7 Different Types of Insurance in the Netherlands
There are many different types of insurance in the Netherlands. However, only a few are legally necessary. In addition to this, there are many optional forms that may be recommended depending on your personal circumstances. Insurance in the Netherlands is regulated by both the Dutch Central Bank and the Netherlands Authority for Financial Markets. Insurance is a high-performing industry in the Netherlands.
7 Types of Insurance in the Netherlands
1. Health insurance
Health insurance in the Netherlands is mandatory for all residents and you must register for an insurance scheme within four months of arriving in the country. If you are eligible, you can register for public health insurance. The cost of public health insurance in the Netherlands is deducted from your salary and consists of two forms:
- Zvw (zorgverzekeringswet), which is a basic package covering most general healthcare costs;
- Wlz (wet langdurige zorg), which covers long-term nursing and care treatment
If you do not have public insurance in the Netherlands, you will have to take out private health insurance. In addition to this, private insurance can also be taken out by those covered publicly for treatment not included under public insurance, such as:
- adult dental treatment
- specialist treatments not covered through public insurance
2. Car insurance
In the Netherlands, insurance policies cover the car rather than the driver. Consequently, anyone with a valid driving license can legally drive your car. However, the person whose name is on the insurance remains legally responsible for any damage. By law, you must have at least third-party insurance for your car. This covers you against any damage or injury to others caused by your vehicle.
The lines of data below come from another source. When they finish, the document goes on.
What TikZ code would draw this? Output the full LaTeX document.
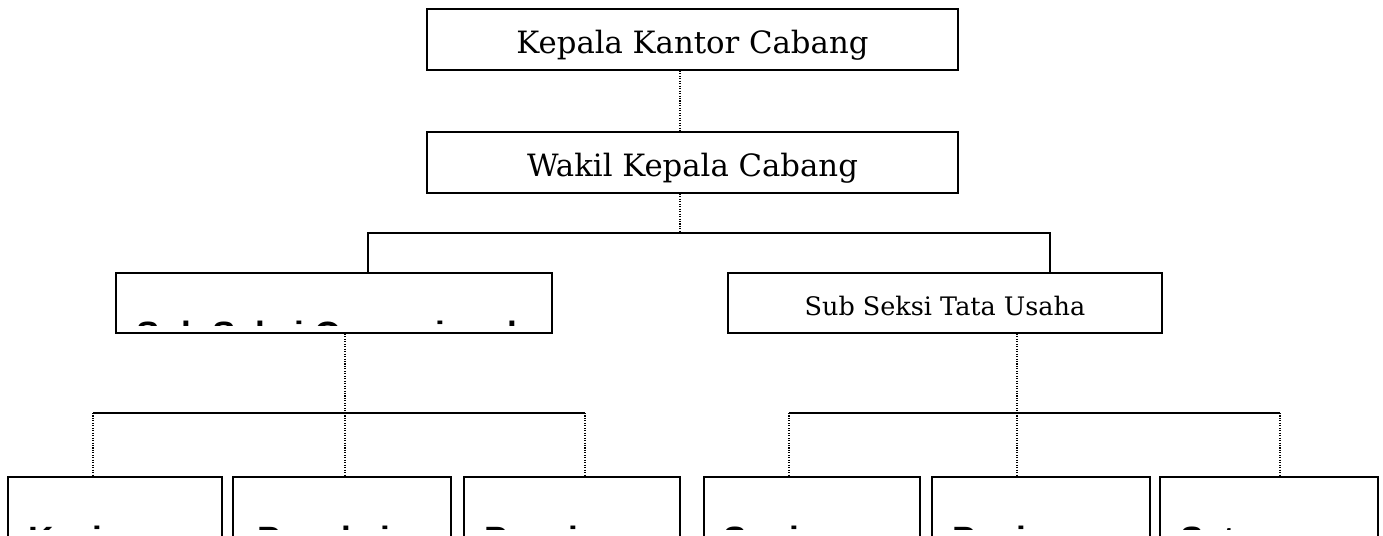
\documentclass[tikz,border=0pt]{standalone}
\usepackage{fontspec}
\setmainfont{DejaVu Serif}
\newfontfamily\lsans{Liberation Sans}
\begin{document}
\begin{tikzpicture}[x=0.02cm,y=-0.02cm,
  box/.style={draw, line width=1.1pt, inner sep=0pt, rectangle},
  conn/.style={line width=1pt},
  dots/.style={line width=0.6pt, dash pattern=on 0.6pt off 0.8pt},
  ttl/.style={font=\fontsize{17.5}{20}\selectfont, text height=16pt, text depth=0pt},
  ttls/.style={font=\fontsize{14.5}{18}\selectfont, text height=14pt, text depth=0pt},
  cut/.style={font=\lsans\bfseries\fontsize{20}{24}\selectfont, anchor=base west, inner sep=0pt}]
\clip (0,0) rectangle (1383,535);
\fill[white] (0,0) rectangle (1383,535);
% boxes
\node[box, ttl, minimum width=10.62cm, minimum height=1.22cm] (kk) at (692.5,39.5) {Kepala Kantor Cabang};
\node[box, ttl, minimum width=10.62cm, minimum height=1.22cm] (wk) at (692.5,162.5) {Wakil Kepala Cabang};
\node[box, minimum width=8.72cm, minimum height=1.2cm] (so) at (334,303) {};
\node[box, ttls, minimum width=8.68cm, minimum height=1.2cm] (tu) at (945,303) {Sub Seksi Tata Usaha};
\node[box, minimum width=4.28cm, minimum height=2.46cm] (b1) at (115,538.5) {};
\node[box, minimum width=4.36cm, minimum height=2.46cm] (b2) at (342,538.5) {};
\node[box, minimum width=4.32cm, minimum height=2.46cm] (b3) at (572,538.5) {};
\node[box, minimum width=4.32cm, minimum height=2.46cm] (b4) at (812,538.5) {};
\node[box, minimum width=4.36cm, minimum height=2.46cm] (b5) at (1041,538.5) {};
\node[box, minimum width=4.36cm, minimum height=2.46cm] (b6) at (1269,538.5) {};
% clipped texts
\begin{scope}
\path[clip] (116,273) rectangle (552,325);
\node[cut] (t0) at (136,346) {Sub Seksi Operasional};
\end{scope}
\begin{scope}
\path[clip] (0,477) rectangle (1383,529);
\node[cut] (t1) at (28,551) {Kasir};
\node[cut] (t2) at (257,551) {Penaksir};
\node[cut] (t3) at (484,551) {Penyimpan};
\node[cut] (t4) at (723,551) {Sopir};
\node[cut] (t5) at (952,551) {Penjaga};
\node[cut] (t6) at (1180,551) {Satpam};
\end{scope}
% connector coordinates
\coordinate (bus) at (680,233);
\coordinate (busL) at (368,233);
\coordinate (busR) at (1050,233);
\coordinate (lb) at (345,413);
\coordinate (lbL) at (93,413);
\coordinate (lbR) at (585,413);
\coordinate (rb) at (1017,413);
\coordinate (rbL) at (789,413);
\coordinate (rbR) at (1280,413);
% connectors
\draw[dots] (kk.south -| bus) -- (wk.north -| bus);
\draw[dots] (wk.south -| bus) -- (bus);
\draw[conn] (so.north -| busL) -- (busL) -- (busR) -- (tu.north -| busR);
\draw[dots] (so.south -| lb) -- (lb);
\draw[conn] (lbL) -- (lbR);
\draw[dots] (lbL) -- (b1.north -| lbL);
\draw[dots] (lb) -- (b2.north -| lb);
\draw[dots] (lbR) -- (b3.north -| lbR);
\draw[dots] (tu.south -| rb) -- (rb);
\draw[conn] (rbL) -- (rbR);
\draw[dots] (rbL) -- (b4.north -| rbL);
\draw[dots] (rb) -- (b5.north -| rb);
\draw[dots] (rbR) -- (b6.north -| rbR);
\end{tikzpicture}
\end{document}
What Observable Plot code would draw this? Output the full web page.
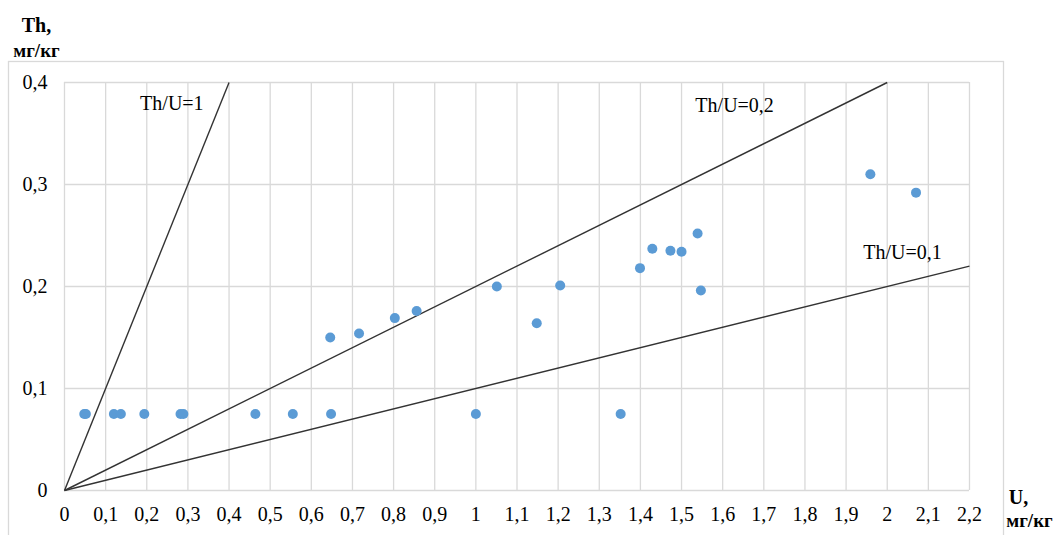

If you want to increase your level of car insurance, you can opt for a limited extension. This will cover your vehicle against damages caused by theft, vandalism, fire, storms, or collisions with animals. For comprehensive coverage, there is the all-risk policy which covers all damage. Most importantly, this includes damage which was your fault.
3. Social insurance
If you are working in the Netherlands, you are obliged to make Dutch social security payments. This is split into two areas. The first is national insurance which covers:
- child benefits
- survivor benefits
- long-term care
The second is employee insurance which covers:
- unemployment benefits
- sick leave
- disability benefits
Self-employed workers in the Netherlands have to make national insurance payments. However, employee insurance is optional. Because of this, many self-employed workers in the Netherlands do not have insurance against unemployment.
4. Home insurance
Homeowners insurance is not compulsory in the Netherlands, but you may need to purchase it if taking out a Dutch mortgage when you buy Dutch property. A standard home insurance policy covers fire, storm, flood, and theft. However, flood coverage policies distinguish between rainwater damage (covered) and damage due to dike failures (not covered).
If you are a tenant renting in the Netherlands, you should find out the details of your landlord’s insurance policy before arranging your own cover. In general, your landlord’s insurance will cover damage to the building itself, but it won’t always cover your belongings.
5. Life insurance
Life insurance provides financial security for family members in the event of your death. There are a number of insurance companies in the Netherlands that offer life insurance, with different packages to choose from. If you purchase life insurance in the Netherlands, make sure you are clear on the details so that you know the extent of the coverage. For example, not all life insurance policies cover natural disasters or terrorist attacks.
6. Travel insurance
You will need travel insurance if you make a Dutch visa application. For example, if you are traveling on a Schengen visa you will need the following:
- Minimum medical coverage of €30,000
- Coverage of expenses related to repatriation on medical grounds.
Besides medical coverage, good travel insurance should also cover things such as trip cancellation, emergency evacuation, and lost or damaged possessions. Before purchasing an insurance policy, make sure you read the small print to see what the policy covers (e.g., sports-related accidents).
7. International insurance
Whether you are living, working, studying, or retired in the Netherlands, you can find tailored international or expat insurance from both Dutch and global insurance companies. Most companies will be able to offer health insurance and life insurance to suit your needs. Large insurers often offer combination packages that can bring down costs. As a result of this, customers can avoid the problems of overlapping insurance plans.